“Are there any survivors in the room?”
I don’t remember why I was there, but it was a discussion of cancer. I looked around at the people who had raised their hands. It wasn’t until the speaker moved on that I realized that I was a cancer survivor too.
Monday Night Cancer Club is a Daily Kos group focused on dealing with cancer, primarily for cancer survivors and caregivers, though clinicians, researchers, and others with a special interest are also welcome. Volunteer diarists post Monday evenings between 7-8 PM ET on topics related to living with cancer, which is very broadly defined to include physical, spiritual, emotional and cognitive aspects. Mindful of the controversies endemic to cancer prevention and treatment, we ask that both diarists and commenters keep an open mind regarding strategies for surviving cancer, whether based in traditional, Eastern, Western, allopathic or other medical practices. This is a club no one wants to join, in truth, and compassion will help us make it through the challenge together.
Does that seem strange? But my first cancer was so ambiguous. I had had an ordinary PAP, and was referred to a gynecologist. I had had problematic PAPs before, and it had usually meant I had a uterine polyp or a vaginal infection. This time it was not simple dysplasia. It seems I had pre-cancerous cells, and the recommended treatment was a hysterectomy. I thought about it, and my sister discussed it with a friend who was also a gynecologist, and reported back that surgery was indeed the treatment of choice.
I was over 50, and had pretty much gone through menopause, though once or twice a year I would have some bleeding. Everything about my reproductive system was ambiguous. I had started menstruating at age nine, along with the body changes of puberty, but seldom had my periods. Eventually at age 18, I was diagnosed with Stein-Leventhal Syndrome. Great, I thought, I finally get a diagnosis and it’s Jewish! Since that time, the condition has been renamed Poly-cystic Ovary Disease, or PCOD.

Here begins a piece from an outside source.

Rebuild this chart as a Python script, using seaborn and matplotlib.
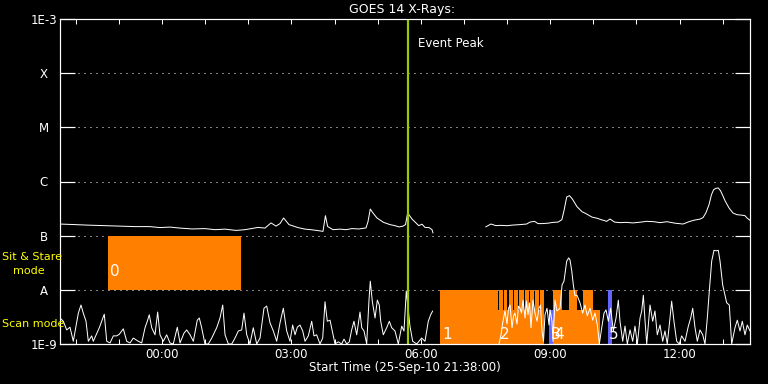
import matplotlib
matplotlib.use("Agg")
import matplotlib.pyplot as plt
from matplotlib.ticker import FixedLocator, NullLocator
import numpy as np
import pandas as pd
import seaborn as sns

# ---------------- data ----------------
TITLE = "GOES 14 X-Rays:"
XLABEL = "Start Time (25-Sep-10 21:38:00)"
X_RANGE_MIN = [0, 960]                      # minutes since 21:38:00
LABEL_TICKS_MIN = [142, 322, 502, 682, 862]
LABEL_TICKS_TXT = ["00:00", "03:00", "06:00", "09:00", "12:00"]
HOUR_TICKS_MIN = [22, 82, 142, 202, 262, 322, 382, 442, 502, 562, 622, 682, 742, 802, 862, 922]
Y_TICKS = [1e-9, 1e-8, 1e-7, 1e-6, 1e-5, 1e-4, 1e-3]
Y_TICK_LABELS = ["1E-9", "A", "B", "C", "M", "X", "1E-3"]
GRID_LEVELS = [1e-8, 1e-7, 1e-6, 1e-5, 1e-4]
EVENT_PEAK_MIN = 484

# GOES flux (in units of 1e-7 W/m^2, i.e. B-class), two segments around a data gap
upper_t_1 = [0, 20.9, 41.7, 62.6, 83.5, 104.3, 125.2, 139.1, 153.0, 167.0,
             183.7, 201.7, 215.7, 229.6, 244.9, 257.4, 275.5, 285.2, 293.6, 300.5,
             306.1, 311.1, 318.6, 331.1, 340.9, 349.2, 359.0, 365.9, 369.3, 372.3,
             379.8, 389.6, 397.9, 406.3, 416.0, 425.7, 428.5, 431.7, 435.5, 441.0,
             450.1, 459.1, 466.1, 471.7, 477.2, 480.7, 483.7, 489.7, 499.1, 503.7,
             507.8, 513.4, 517.6, 519.0]
upper_b_1 = [1.64, 1.60, 1.56, 1.53, 1.50, 1.47, 1.47, 1.41, 1.44, 1.38,
             1.33, 1.35, 1.29, 1.32, 1.25, 1.29, 1.42, 1.38, 1.72, 1.50,
             1.67, 2.12, 1.60, 1.41, 1.32, 1.29, 1.24, 1.20, 2.34, 1.48,
             1.29, 1.32, 1.29, 1.35, 1.33, 1.39, 1.81, 3.10, 2.62, 2.12,
             1.76, 1.60, 1.53, 1.45, 1.50, 1.60, 2.62, 2.03, 1.53, 1.63,
             1.42, 1.41, 1.29, 1.12]
upper_t_2 = [592.2, 599.6, 606.6, 612.2, 621.9, 630.3, 640.0, 649.2, 653.9, 660.2,
             665.0, 670.6, 679.0, 685.9, 692.9, 698.2, 701.2, 705.0, 708.9, 713.0,
             719.3, 726.3, 731.8, 740.2, 747.1, 753.2, 760.6, 765.2, 771.6, 779.1,
             787.5, 797.2, 808.4, 816.3, 826.4, 834.8, 844.5, 855.7, 866.8, 875.1,
             882.1, 890.4, 894.6, 898.8, 903.0, 906.4, 909.4, 912.7, 915.9, 918.9,
             921.6, 925.2, 930.8, 936.3, 941.9, 948.8, 953.0, 955.8, 960.0]
upper_b_2 = [1.45, 1.64, 1.53, 1.55, 1.53, 1.57, 1.60, 1.64, 1.78, 1.84,
             1.67, 1.67, 1.70, 1.76, 1.78, 1.97, 2.89, 5.18, 5.47, 4.72,
             3.43, 2.77, 2.55, 2.20, 2.10, 1.97, 1.84, 2.03, 1.78, 1.74,
             1.76, 1.72, 1.78, 1.84, 1.81, 1.74, 1.81, 1.70, 1.64, 1.81,
             1.93, 2.02, 2.15, 2.66, 3.74, 5.71, 7.06, 7.50, 7.60, 6.77,
             5.71, 4.43, 3.25, 2.62, 2.44, 2.39, 2.34, 2.12, 1.92]

# lower trace: (minutes, log10 value)
lower_1 = [(0.0, -8.52), (4.6, -8.58), (9.3, -8.74), (13.9, -8.69), (18.5, -8.95),
           (25.5, -8.43), (29.2, -8.28), (32.4, -8.43), (36.2, -8.58), (39.4, -8.95),
           (44.1, -8.85), (46.3, -8.95), (54.7, -8.70), (58.0, -8.58), (61.6, -8.45),
           (65.0, -8.95), (69.6, -8.98), (74.2, -8.85), (78.9, -8.85), (82.5, -8.82),
           (88.1, -8.72), (92.8, -8.95), (97.4, -8.98), (102.0, -8.89), (108.9, -8.95),
           (113.7, -8.98), (118.3, -8.70), (121.5, -8.58), (124.2, -8.46), (127.6, -8.70),
           (132.2, -8.83), (135.9, -8.41), (139.1, -8.83), (143.7, -8.95), (148.4, -8.83),
           (153.0, -8.98), (157.6, -9.00), (163.2, -8.69), (167.0, -8.98), (172.5, -8.80),
           (176.3, -8.74), (180.9, -8.83), (185.5, -8.95), (191.0, -8.56), (193.8, -8.52),
           (197.1, -8.70), (201.7, -9.00), (206.3, -9.00), (211.1, -8.89), (218.0, -8.70),
           (222.6, -8.52), (226.4, -8.28), (229.6, -8.83), (234.2, -9.00), (238.9, -9.00),
           (243.5, -8.89), (248.1, -8.76), (252.8, -8.74), (256.0, -8.43), (259.8, -8.83),
           (264.3, -9.00), (268.9, -8.70), (273.7, -9.00), (278.3, -8.89), (283.8, -8.34),
           (287.6, -8.30), (292.2, -8.61), (296.8, -8.76), (301.5, -8.95), (306.1, -8.61),
           (310.7, -8.34), (315.4, -8.76), (320.0, -8.95), (323.7, -8.65), (327.0, -8.83),
           (330.2, -8.69), (333.9, -8.65), (337.7, -8.76), (340.9, -8.95), (345.5, -8.85),
           (350.2, -8.58), (353.4, -8.85), (357.1, -8.83), (361.7, -9.00), (365.5, -8.89),
           (368.7, -8.22), (371.9, -8.58), (375.7, -8.56), (378.8, -8.76), (382.6, -9.00),
           (387.2, -8.96), (391.9, -9.00), (395.1, -8.91), (398.9, -9.00), (402.5, -8.96),
           (405.8, -8.74), (409.0, -8.58), (412.8, -8.83), (417.4, -8.41), (419.8, -8.70),
           (423.0, -8.76), (426.7, -9.00), (429.9, -8.19), (431.7, -7.84), (434.5, -8.21),
           (438.3, -8.52), (441.5, -8.19), (444.2, -8.28), (446.2, -8.58), (449.8, -8.83),
           (454.5, -8.70), (458.2, -8.58), (461.5, -8.70), (466.1, -8.76), (470.7, -9.00),
           (475.4, -8.67), (478.6, -8.76), (481.8, -8.02), (486.9, -8.67), (490.7, -8.95),
           (496.3, -9.00), (503.2, -8.89), (507.8, -8.95), (510.2, -8.76), (512.4, -8.58),
           (515.7, -8.46), (518.5, -8.39)]
lower_2 = [(610.8, -9.00), (613.6, -8.83), (616.3, -8.58), (619.1, -8.39), (621.9, -8.63),
           (624.0, -8.34), (626.1, -8.28), (628.9, -8.70), (631.0, -8.48), (633.0, -8.43),
           (635.8, -8.63), (637.9, -8.30), (640.0, -8.34), (642.1, -8.43), (644.2, -8.19),
           (647.0, -8.52), (649.0, -8.21), (651.1, -8.46), (653.2, -8.24), (655.3, -8.70),
           (658.1, -8.19), (660.9, -8.43), (663.7, -8.58), (666.4, -8.34), (668.5, -8.28),
           (670.6, -8.76), (672.7, -8.95), (674.8, -8.46), (677.6, -8.34), (680.4, -8.65),
           (681.8, -8.37), (684.5, -8.58), (685.9, -8.95), (688.7, -8.19), (691.5, -8.39),
           (695.7, -8.34), (698.5, -7.91), (701.2, -7.84), (705.0, -7.47), (707.8, -7.41),
           (709.6, -7.45), (712.0, -7.65), (714.2, -7.91), (716.5, -8.11), (719.3, -8.10),
           (723.5, -8.24), (727.2, -8.43), (730.4, -8.28), (733.6, -8.48), (737.4, -8.34),
           (741.1, -8.56), (744.3, -8.43), (747.6, -8.65), (750.4, -9.00), (753.7, -8.70),
           (756.9, -8.43), (759.7, -8.37), (762.9, -8.58), (766.2, -8.34), (769.8, -8.76),
           (773.6, -8.52), (776.8, -8.19), (779.1, -8.58), (782.9, -8.95), (786.1, -8.67),
           (789.3, -9.00), (793.1, -8.74), (796.8, -8.95), (800.0, -8.67), (803.3, -9.00),
           (807.0, -8.52), (809.4, -8.39), (811.6, -8.10), (814.0, -8.58), (816.3, -9.00),
           (820.9, -8.28), (824.6, -8.58), (827.8, -8.39), (831.0, -8.83), (834.8, -8.65),
           (838.5, -8.95), (841.7, -8.76), (844.9, -9.00), (848.7, -8.52), (851.0, -8.21),
           (854.2, -8.58), (858.0, -8.95), (861.6, -9.00), (864.9, -8.85), (869.6, -8.95),
           (874.2, -8.67), (877.5, -8.52), (880.3, -8.34), (883.5, -8.70), (886.7, -8.95),
           (890.4, -8.74), (894.2, -8.83), (897.4, -9.00), (900.6, -8.52), (903.4, -8.02),
           (906.7, -7.47), (909.9, -7.27), (913.6, -7.28), (915.9, -7.27), (918.3, -7.47),
           (922.0, -7.91), (927.6, -8.24), (931.2, -8.28), (934.5, -9.00), (939.1, -8.70),
           (942.3, -8.56), (946.1, -8.76), (949.3, -8.58), (953.0, -8.83), (956.2, -8.65),
           (960.0, -8.76)]

# observations: (start_min, end_min, bottom, top, kind)
obs_blocks = [
    (67, 252, 1e-8, 1e-7, "sit"),
    (529, 609, 1e-9, 1e-8, "scan"),
    (609, 673, 1e-9, 4.25e-9, "scan"),
    (611.2, 615.9, 1e-9, 1e-8, "scan"), (617.3, 622.3, 1e-9, 1e-8, "scan"),
    (624.3, 629.8, 1e-9, 1e-8, "scan"), (631.2, 637.6, 1e-9, 1e-8, "scan"),
    (639.0, 645.6, 1e-9, 1e-8, "scan"), (647.0, 653.0, 1e-9, 1e-8, "scan"),
    (654.3, 659.9, 1e-9, 1e-8, "scan"), (661.3, 666.8, 1e-9, 1e-8, "scan"),
    (668.2, 673.4, 1e-9, 1e-8, "scan"),
    (686, 751, 1e-9, 4.25e-9, "scan"),
    (686, 698, 1e-9, 1e-8, "scan"), (708, 719, 1e-9, 1e-8, "scan"),
    (728, 742, 1e-9, 1e-8, "scan"),
    (681, 686, 1e-9, 4.25e-9, "blue"),
    (762, 768, 1e-9, 1e-8, "blue"),
]
obs_labels = [("0", 67, 2.2e-8), ("1", 529, 1.47e-9), ("2", 609, 1.47e-9),
              ("3", 681, 1.47e-9), ("4", 686, 1.47e-9), ("5", 762, 1.47e-9)]

# ---------------- style ----------------
sns.set_theme(style="dark")
plt.rcParams.update({
    "figure.facecolor": "black", "axes.facecolor": "black",
    "savefig.facecolor": "black", "text.color": "white",
    "axes.edgecolor": "white", "xtick.color": "white", "ytick.color": "white",
    "axes.labelcolor": "white",
})
plt.rcParams["font.family"] = ["DejaVu Sans"]

ORANGE = "#ff8000"
BLUE = "#6464ff"
GREEN = "#99cc00"
YELLOW = "#ffff00"
PX = 0.72  # one pixel in points at 100 dpi

fig = plt.figure(figsize=(7.68, 3.84), dpi=100)
ax = fig.add_axes([60 / 768, 1 - 344 / 384, 690 / 768, 325 / 384])
ax.set_facecolor("black")
ax.set_yscale("log")

# grid (dotted)
for g in GRID_LEVELS:
    ax.axhline(g, color="white", lw=PX, ls=(0, (1, 5)), zorder=1)

# observation blocks
colors = {"sit": ORANGE, "scan": ORANGE, "blue": BLUE}
for (s, e, b, t, k) in obs_blocks:
    ax.bar(s, t - b, width=e - s, bottom=b, align="edge", color=colors[k],
           linewidth=0, zorder=2)

# curves
up = pd.DataFrame({
    "t": upper_t_1 + upper_t_2,
    "flux": [v * 1e-7 for v in upper_b_1 + upper_b_2],
    "seg": [0] * len(upper_t_1) + [1] * len(upper_t_2),
})
lo = pd.DataFrame({
    "t": [p[0] for p in lower_1 + lower_2],
    "flux": [10 ** p[1] for p in lower_1 + lower_2],
    "seg": [0] * len(lower_1) + [1] * len(lower_2),
})
sns.lineplot(data=up, x="t", y="flux", units="seg", estimator=None, color="white",
             lw=1.0 * PX, ax=ax, zorder=3, legend=False)
sns.lineplot(data=lo, x="t", y="flux", units="seg", estimator=None, color="white",
             lw=1.0 * PX, ax=ax, zorder=3, legend=False)

# event peak
ax.axvline(EVENT_PEAK_MIN, color=GREEN, lw=2.2 * PX, zorder=4)
ax.text(EVENT_PEAK_MIN + 14, 3.6e-4, "Event Peak", color="white", fontsize=8.5,
        ha="left", va="center", zorder=5)

for txt, s, yv in obs_labels:
    ax.annotate(txt, (s, yv), xytext=(1.2, 0), textcoords="offset points",
                ha="left", va="center", color="white", fontsize=11, zorder=5)

# axes
ax.set_xlim(*X_RANGE_MIN)
ax.set_ylim(1e-9, 1e-3)
ax.set_xlabel("")
ax.set_ylabel("")
ax.grid(False)
for sp in ax.spines.values():
    sp.set_color("white")
    sp.set_linewidth(1.2 * PX)
    sp.set_zorder(6)

ax.yaxis.set_major_locator(FixedLocator(Y_TICKS))
ax.yaxis.set_minor_locator(NullLocator())
ax.set_yticklabels(Y_TICK_LABELS)
ax.tick_params(axis="y", which="major", direction="in", length=15 * PX,
               width=1.2 * PX, left=True, right=True, pad=16 * PX,
               labelsize=8.5, colors="white")
for lbl in ax.get_yticklabels():
    lbl.set_horizontalalignment("center")

ax.xaxis.set_major_locator(FixedLocator(LABEL_TICKS_MIN))
ax.xaxis.set_minor_locator(FixedLocator(HOUR_TICKS_MIN))
ax.set_xticklabels(LABEL_TICKS_TXT)
ax.tick_params(axis="x", which="both", direction="in", length=5 * PX,
               width=1.0 * PX, top=True, bottom=True, pad=4.5 * PX,
               labelsize=8.5, colors="white")

# texts
fig.text(402 / 768, 1 - 9.5 / 384, TITLE, ha="center", va="center",
         color="white", fontsize=9)
fig.text(405 / 768, 1 - 368 / 384, XLABEL, ha="center", va="center",
         color="white", fontsize=8.5)
fig.text(2 / 768, 1 - 257.5 / 384, "Sit & Stare", ha="left", va="center",
         color=YELLOW, fontsize=8)
fig.text(13 / 768, 1 - 271 / 384, "mode", ha="left", va="center",
         color=YELLOW, fontsize=8)
fig.text(2 / 768, 1 - 324 / 384, "Scan mode", ha="left", va="center",
         color=YELLOW, fontsize=8)

fig.savefig("out.png", dpi=100, facecolor="black")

But let’s get back to the hysterectomy. I had already figured out that I would have the surgery when my sister got back to me. What had my uterus done for me lately anyway? I had the doctors make the arrangements, and met with the surgeon, and went through all the pre-surgery rigmarole. I made plans to stay with a friend for about a week after surgery, and checked in to the hospital. When I woke up afterwards, I was told that the biopsy that was done during surgery had been negative.
When I went back a few months later for a follow-up appointment, my gynecologist said “Aren’t you glad you had the surgery when you did?” He went on to tell me that the more thorough cross-section biopsy done after the removal of my uterus had showed early-stage endometrial cancer.
I was shocked. How was I supposed to relate to a cancer diagnosis that was made only after the cancer was out of my body? I had already told people that the biopsy had been negative. I had already told myself that the biopsy had been negative!
I don’t think I ever thought of myself as a cancer survivor until my second cancer three years later. This time it was my left kidney, and it was not ambiguous at all. I saw the pictures – there was almost no healthy tissue left, and yet I was having no symptoms. I have written about this experience elsewhere, but the short version is that a CT scan of my chest showed the kidney tumor, and I was called in for another CT for a better look, and met quickly with the surgeon who removed the kidney just six weeks after the first scan.
So I have had two unrelated cancers three years apart, and never saw an oncologist. In both cases, the treatment was removal of the effected organ, and I never had chemo or radiation therapy after surgery. I sometimes feel a little guilty about that, as if I somehow cheated. When I think of cancer survivors, I think of survivors of chemo, with the sickness and the hair loss.
And yet it’s strange. No one in my family ever had cancer. We die of cardio-vascular disease, or in one case, emphysema. A cousin recently died after a long battle with lung cancer; she had been a three-pack-a-day smoker for most of her life, and that seems a clear environmental cause. So my history is a puzzle to me. I keep wondering if I have any other extraneous organs I can afford to lose.